Reply with one number only, the count of lines holding the string "this".
---------- Dataset rows
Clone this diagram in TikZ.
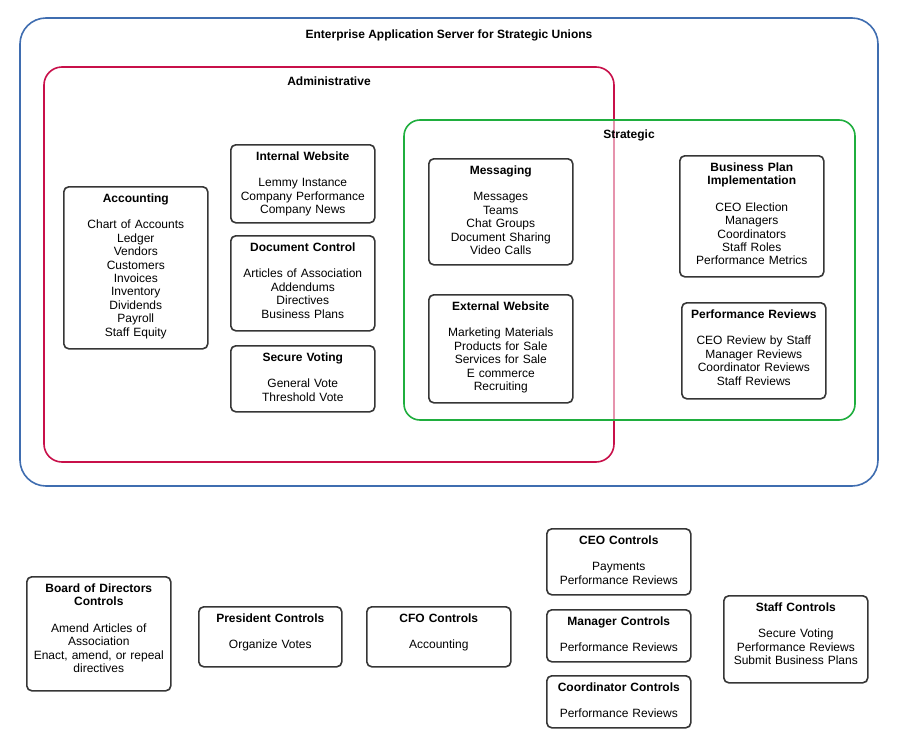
\documentclass[tikz,border=0pt]{standalone}
\usepackage{fontspec}
\setmainfont{Liberation Sans}

\definecolor{serverblue}{HTML}{3F6DB0}
\definecolor{adminred}{HTML}{C8104A}
\definecolor{stratgreen}{HTML}{1FAE3E}
\definecolor{boxgray}{HTML}{363636}

\begin{document}
\begin{tikzpicture}[x=1pt, y=-1pt,
    unit/.style={draw=boxgray, line width=1.6pt, rounded corners=5pt, fill=white,
        inner sep=0pt, anchor=north west},
    unittext/.style={align=center, inner sep=0pt, text width=140pt, anchor=north,
        font=\fontsize{12}{13.4}\selectfont},
    group/.style={line width=1.6pt},
    grouptitle/.style={anchor=base, inner sep=0pt, font=\fontsize{12}{13.4}\selectfont\bfseries}]

    % Page size
    \useasboundingbox (0,0) rectangle (910,739);

    % Containers
    \draw[group, draw=serverblue, rounded corners=26pt] (20,18) rectangle (878,486);
    \draw[group, draw=adminred, rounded corners=18pt] (44,67) rectangle (614,462);
    \draw[group, draw=stratgreen, fill=white, fill opacity=.55, rounded corners=16pt] (404,120) rectangle (855,420);

    \node[grouptitle] (server) at (449,38.5) {Enterprise Application Server for Strategic Unions};
    \node[grouptitle] (admin) at (329,85.5) {Administrative};
    \node[grouptitle] (strat) at (629,138.5) {Strategic};

    % Administrative units
    \node[unit, minimum width=144pt, minimum height=162pt] (acc) at (63,186) {};
    \node[unittext] (acc-t) at ([yshift=-7.2pt]acc.north) {\textbf{Accounting}\\[13.4pt]
        Chart of Accounts\\Ledger\\Vendors\\Customers\\Invoices\\Inventory\\Dividends\\Payroll\\Staff Equity};

    \node[unit, minimum width=144pt, minimum height=78pt] (intweb) at (230,144) {};
    \node[unittext] (intweb-t) at ([yshift=-7.2pt]intweb.north) {\textbf{Internal Website}\\[13.4pt]
        Lemmy Instance\\Company Performance\\Company News};

    \node[unit, minimum width=144pt, minimum height=95pt] (doc) at (230,235) {};
    \node[unittext] (doc-t) at ([yshift=-7.2pt]doc.north) {\textbf{Document Control}\\[13.4pt]
        Articles of Association\\Addendums\\Directives\\Business Plans};

    \node[unit, minimum width=144pt, minimum height=66pt] (vote) at (230,345) {};
    \node[unittext] (vote-t) at ([yshift=-7.2pt]vote.north) {\textbf{Secure Voting}\\[13.4pt]
        General Vote\\Threshold Vote};

    % Strategic units
    \node[unit, minimum width=144pt, minimum height=106pt] (msg) at (428,158) {};
    \node[unittext] (msg-t) at ([yshift=-7.2pt]msg.north) {\textbf{Messaging}\\[13.4pt]
        Messages\\Teams\\Chat Groups\\Document Sharing\\Video Calls};

    \node[unit, minimum width=144pt, minimum height=108pt] (extweb) at (428,294) {};
    \node[unittext] (extweb-t) at ([yshift=-7.2pt]extweb.north) {\textbf{External Website}\\[13.4pt]
        Marketing Materials\\Products for Sale\\Services for Sale\\E commerce\\Recruiting};

    \node[unit, minimum width=144pt, minimum height=121pt] (plan) at (679,155) {};
    \node[unittext] (plan-t) at ([yshift=-7.2pt]plan.north) {\textbf{Business Plan}\\\textbf{Implementation}\\[13.4pt]
        CEO Election\\Managers\\Coordinators\\Staff Roles\\Performance Metrics};

    \node[unit, minimum width=144pt, minimum height=96pt] (review) at (681,302) {};
    \node[unittext] (review-t) at ([yshift=-7.2pt]review.north) {\textbf{Performance Reviews}\\[13.4pt]
        CEO Review by Staff\\Manager Reviews\\Coordinator Reviews\\Staff Reviews};

    % Role controls
    \node[unit, minimum width=144pt, minimum height=114pt] (board) at (26,576) {};
    \node[unittext] (board-t) at ([yshift=-7.2pt]board.north) {\textbf{Board of Directors}\\\textbf{Controls}\\[13.4pt]
        Amend Articles of\\Association\\Enact, amend, or repeal\\directives};

    \node[unit, minimum width=143pt, minimum height=60pt] (pres) at (198,606) {};
    \node[unittext] (pres-t) at ([yshift=-7.2pt]pres.north) {\textbf{President Controls}\\[13.4pt]
        Organize Votes};

    \node[unit, minimum width=144pt, minimum height=60pt] (cfo) at (366,606) {};
    \node[unittext] (cfo-t) at ([yshift=-7.2pt]cfo.north) {\textbf{CFO Controls}\\[13.4pt]
        Accounting};

    \node[unit, minimum width=144pt, minimum height=66pt] (ceo) at (546,528) {};
    \node[unittext] (ceo-t) at ([yshift=-7.2pt]ceo.north) {\textbf{CEO Controls}\\[13.4pt]
        Payments\\Performance Reviews};

    \node[unit, minimum width=144pt, minimum height=52pt] (mgr) at (546,609) {};
    \node[unittext] (mgr-t) at ([yshift=-7.2pt]mgr.north) {\textbf{Manager Controls}\\[13.4pt]
        Performance Reviews};

    \node[unit, minimum width=144pt, minimum height=52pt] (coord) at (546,675) {};
    \node[unittext] (coord-t) at ([yshift=-7.2pt]coord.north) {\textbf{Coordinator Controls}\\[13.4pt]
        Performance Reviews};

    \node[unit, minimum width=144pt, minimum height=87pt] (staff) at (723,595) {};
    \node[unittext] (staff-t) at ([yshift=-7.2pt]staff.north) {\textbf{Staff Controls}\\[13.4pt]
        Secure Voting\\Performance Reviews\\Submit Business Plans};

\end{tikzpicture}
\end{document}
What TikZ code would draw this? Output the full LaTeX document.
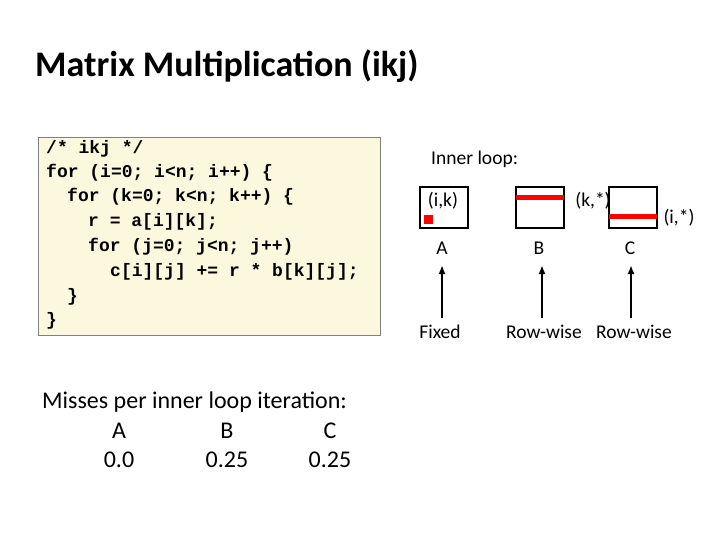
\documentclass[tikz,border=0pt]{standalone}
\usepackage{fontspec}
\setmainfont{Carlito}
\newfontfamily\codefont{Liberation Mono}
\begin{document}
\begin{tikzpicture}[x=1pt,y=-1pt,
  code/.style={anchor=west,inner sep=0pt,font=\codefont\bfseries\fontsize{18}{20}\selectfont},
  txt/.style={inner sep=0pt,font=\fontsize{19.5}{22}\selectfont},
  big/.style={inner sep=0pt,font=\fontsize{24}{27}\selectfont},
  mat/.style={draw=black,line width=2pt},
  bar/.style={red,line width=5pt},
  arr/.style={-{Latex[length=9pt,width=7pt]},line width=2.5pt}]
\usetikzlibrary{arrows.meta}
\useasboundingbox (0,0) rectangle (720,540);
\node[anchor=west,inner sep=0pt,font=\bfseries\fontsize{36}{40}\selectfont] (title) at (35,66) {Matrix Multiplication (ikj)};
\node[draw=gray,line width=1.2pt,fill={rgb,255:red,252;green,248;blue,222},minimum width=342,minimum height=198,anchor=north west,inner sep=0pt] (codebox) at (38,137) {};
\node[code] (l1) at (46,149) {/* ikj */};
\node[code] (l2) at (46,173) {for (i=0; i<n; i++) \{};
\node[code] (l3) at (67,197) {for (k=0; k<n; k++) \{};
\node[code] (l4) at (88,222) {r = a[i][k];};
\node[code] (l5) at (88,247) {for (j=0; j<n; j++)};
\node[code] (l6) at (110,272) {c[i][j] += r * b[k][j];};
\node[code] (l7) at (67,297) {\}};
\node[code] (l8) at (46,321) {\}};
\node[txt,anchor=west] (inner) at (431,159) {Inner loop:};
\draw[mat] (420,187) rectangle (468,228);
\node[txt,anchor=center] (ik) at (443,201) {(i,k)};
\fill[red] (424,215) rectangle (433,224);
\draw[mat] (516,187) rectangle (564,228);
\draw[bar] (516,198) -- (564,198);
\node[txt] (ks) at (593,201) {(k,*)};
\draw[mat] (609,187) rectangle (657,228);
\draw[bar] (609,217) -- (657,217);
\node[txt] (is) at (679,218) {(i,*)};
\node[txt] (A) at (442,248) {A};
\node[txt] (B) at (539,248) {B};
\node[txt] (C) at (630,248) {C};
\node[txt] (fixed) at (440,332) {Fixed};
\node[txt] (rw1) at (544,332) {Row-wise};
\node[txt] (rw2) at (634,332) {Row-wise};
\coordinate (a1) at (442,318); \coordinate (a2) at (442,265);
\coordinate (b1) at (542,318); \coordinate (b2) at (542,265);
\coordinate (c1) at (631,318); \coordinate (c2) at (631,265);
\draw[arr] (a1) -- (a2);
\draw[arr] (b1) -- (b2);
\draw[arr] (c1) -- (c2);
\node[big,anchor=west] (misses) at (42,402) {Misses per inner loop iteration:};
\node[big] (hA) at (119,431) {A};
\node[big] (hB) at (227,431) {B};
\node[big] (hC) at (330,431) {C};
\node[big] (vA) at (119,460) {0.0};
\node[big] (vB) at (227,460) {0.25};
\node[big] (vC) at (330,460) {0.25};
\end{tikzpicture}
\end{document}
--------------------
_The output_
2